You may not have noticed, but the LPF is not incredibly happy with NeXT at
the moment either. The *OTHER* big company that the LPF doesn't like is
Lotus, but right now, you have Steve Jobs and NeXT climbing into bed with
them and giving out free copies of Improv to everyone who buys a NeXT before
Dec. 31. Richard Stallman has encouraged everyone to *NOT* buy a NeXT until
this promotion is stopped and then tell NeXT why you waited. Note, I am not
sure whether I agree or disagree with LPF vis a vis Apple and Lotus, but
anyone who is preaching NeXT as the new gospel of the LPF needs to look at
the facts a little more. Anyway, for more info, check out comp.sys.next. I
think the thread dealing with this isssue is still floating around there.

The preceding has been another fine product of the fevered brain of

		       wirehead@oxy.edu

"When you need the most warped opinion, and you care enough to send the
very best, use wirehead..."fnordfnordfnordfnordfnordfnordfnordfnordfnord

vd09+@andrew.cmu.edu (Vincent M. Del Vecchio) (11/19/90)

> Excerpts from netnews.comp.sys.mac.misc: 17-Nov-90 Re: Programmers
> should move.. David J. Harr@oxy.edu (1137)

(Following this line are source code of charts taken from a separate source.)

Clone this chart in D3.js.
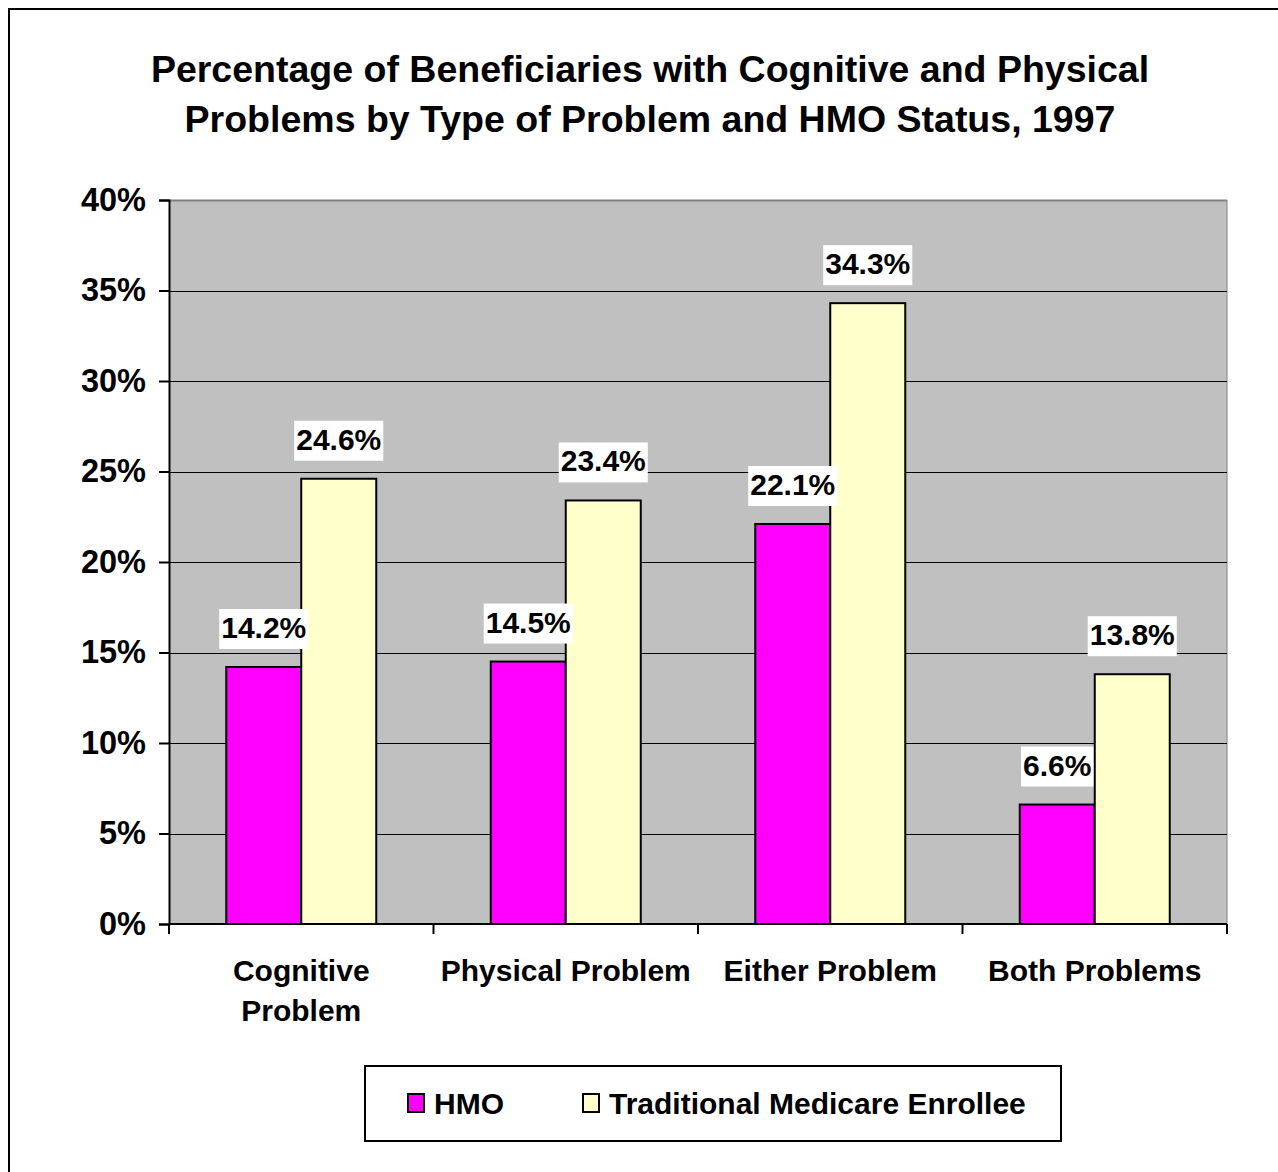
<!DOCTYPE html>
<html>
<head>
<meta charset="utf-8">
<script src="https://cdn.jsdelivr.net/npm/d3@7"></script>
<style>
  body { margin: 0; background: #fff; }
  text { font-family: "Liberation Sans", Arial, sans-serif; font-weight: bold; fill: #000; }
</style>
</head>
<body>
<script>
var categories = [["Cognitive", "Problem"], ["Physical Problem"], ["Either Problem"], ["Both Problems"]];
var seriesNames = ["HMO", "Traditional Medicare Enrollee"];
var hmo = [14.2, 14.5, 22.1, 6.6];
var traditional = [24.6, 23.4, 34.3, 13.8];
var yTicks = [0, 5, 10, 15, 20, 25, 30, 35, 40];
var titleLines = ["Percentage of Beneficiaries with Cognitive and Physical", "Problems by Type of Problem and HMO Status, 1997"];

var W = 1278, H = 1172;
var plot = {left: 169, right: 1227, top: 200, bottom: 924};
var colors = ["#ff00ff", "#ffffcc"];

var svg = d3.select("body").append("svg").attr("width", W).attr("height", H);

// outer frame (runs off the bottom/right like the original)
svg.append("rect").attr("x", 9).attr("y", 9).attr("width", W + 20).attr("height", H + 20)
  .attr("fill", "none").attr("stroke", "#000").attr("stroke-width", 2);

// title
svg.append("g").selectAll("text").data(titleLines).enter().append("text")
  .attr("x", 650).attr("y", (d, i) => 82 + i * 50)
  .attr("text-anchor", "middle").style("font-size", "37.5px")
  .text(d => d);

var x0 = d3.scaleBand().domain(d3.range(categories.length)).range([plot.left, plot.right]);
var bw = 75;
var y = d3.scaleLinear().domain([0, 40]).range([plot.bottom, plot.top]);

// plot area
svg.append("rect").attr("x", plot.left).attr("y", plot.top)
  .attr("width", plot.right - plot.left).attr("height", plot.bottom - plot.top)
  .attr("fill", "#c0c0c0");
svg.append("line").attr("x1", plot.left).attr("x2", plot.right).attr("y1", plot.top + 0.5).attr("y2", plot.top + 0.5)
  .attr("stroke", "#808080").attr("stroke-width", 2);
svg.append("line").attr("x1", plot.right).attr("x2", plot.right).attr("y1", plot.top).attr("y2", plot.bottom)
  .attr("stroke", "#808080").attr("stroke-width", 1);

// gridlines
svg.append("g").selectAll("line").data(yTicks.filter(d => d > 0 && d < 40)).enter().append("line")
  .attr("x1", plot.left).attr("x2", plot.right)
  .attr("y1", d => Math.round(y(d)) + 0.5).attr("y2", d => Math.round(y(d)) + 0.5)
  .attr("stroke", "#000").attr("stroke-width", 1);

// bars
var series = [hmo, traditional];
series.forEach(function(vals, s) {
  var g = svg.append("g");
  g.selectAll("rect").data(vals).enter().append("rect")
    .attr("x", (d, i) => x0(i) + x0.bandwidth() / 2 - bw + s * bw)
    .attr("y", d => y(d))
    .attr("width", bw)
    .attr("height", d => y(0) - y(d))
    .attr("fill", colors[s]).attr("stroke", "#000").attr("stroke-width", 2);
});

// value labels with white boxes
series.forEach(function(vals, s) {
  vals.forEach(function(v, i) {
    var cx = x0(i) + x0.bandwidth() / 2 - bw / 2 + s * bw;
    var base = y(v) - 29;
    var lg = svg.append("g");
    var t = lg.append("text").attr("x", cx).attr("y", base)
      .attr("text-anchor", "middle").style("font-size", "30px")
      .text(v.toFixed(1) + "%");
    var bb = t.node().getBBox();
    lg.insert("rect", "text").attr("x", bb.x - 2).attr("y", base - 29)
      .attr("width", bb.width + 4).attr("height", 40).attr("fill", "#fff");
  });
});

// y axis
var yAxis = d3.axisLeft(y).tickValues(yTicks).tickFormat(d => d + "%").tickSize(10).tickPadding(13);
var ya = svg.append("g").attr("transform", "translate(" + plot.left + ",0)").call(yAxis);
ya.select(".domain").attr("stroke", "#000").attr("stroke-width", 2);
ya.selectAll(".tick line").attr("stroke", "#000").attr("stroke-width", 2);
ya.selectAll(".tick text").style("font-size", "32.5px").attr("font-family", null).attr("font-weight", "bold").attr("fill", "#000");

// x axis
svg.append("line").attr("x1", plot.left).attr("x2", plot.right).attr("y1", plot.bottom).attr("y2", plot.bottom)
  .attr("stroke", "#000").attr("stroke-width", 2);
var tickXs = d3.range(categories.length + 1).map(i => plot.left + i * x0.bandwidth());
svg.append("g").selectAll("line").data(tickXs).enter().append("line")
  .attr("x1", d => d).attr("x2", d => d).attr("y1", plot.bottom).attr("y2", plot.bottom + 10)
  .attr("stroke", "#000").attr("stroke-width", 2);
var xl = svg.append("g").selectAll("text").data(categories).enter().append("text")
  .attr("x", (d, i) => x0(i) + x0.bandwidth() / 2)
  .attr("y", 981).attr("text-anchor", "middle").style("font-size", "30px");
xl.selectAll("tspan").data(d => d).enter().append("tspan")
  .attr("x", function() { return this.parentNode.getAttribute("x"); })
  .attr("dy", (d, i) => i === 0 ? 0 : 40)
  .text(d => d);

// legend
var legend = svg.append("g");
legend.append("rect").attr("x", 365).attr("y", 1066).attr("width", 696).attr("height", 75)
  .attr("fill", "#fff").attr("stroke", "#000").attr("stroke-width", 2);
var legX = [408, 583];
seriesNames.forEach(function(n, i) {
  legend.append("rect").attr("x", legX[i]).attr("y", 1094).attr("width", 16).attr("height", 18)
    .attr("fill", colors[i]).attr("stroke", "#000").attr("stroke-width", 2);
  legend.append("text").attr("x", legX[i] + 26).attr("y", 1114).style("font-size", "30px").text(n);
});
</script>
</body>
</html>
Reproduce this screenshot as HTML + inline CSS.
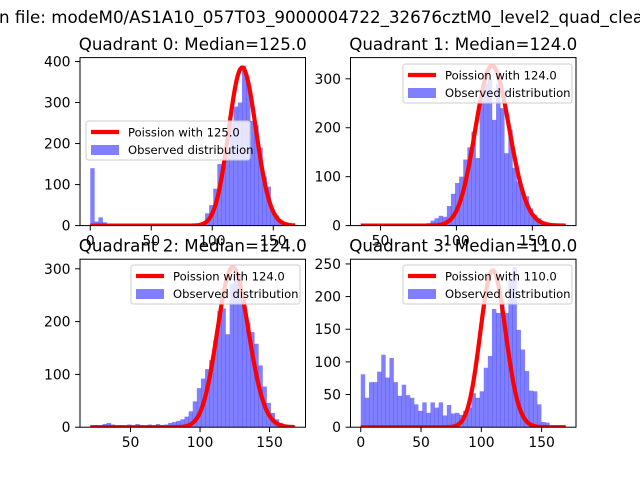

> You may not have noticed, but the LPF is not incredibly happy with NeXT
> at the moment either. The *OTHER* big company that the LPF doesn't like
> is Lotus, but right now, you have Steve Jobs and NeXT climbing into bed
> with them and giving out free copies of Improv to everyone who buys a
> NeXT before Dec. 31. Richard Stallman has encouraged everyone to *NOT*
> buy a NeXT until this promotion is stopped and then tell NeXT why you
> waited. Note, I am not sure whether I agree or disagree with LPF vis a
> vis Apple and Lotus, but anyone who is preaching NeXT as the new gospel
> of the LPF needs to look at the facts a little more. Anyway, for more
> info, check out comp.sys.next. I think the thread dealing with this
> isssue is still floating around there.

That's kind of interesting, especially given that NeXT ships gcc and gdb
(and gas?) and gnu emacs, possibly among others, and is (was?)
apparently planning to send their Objective-C enhancements back to the
FSF for inclusion in gcc 2.0.  I wonder what will happen.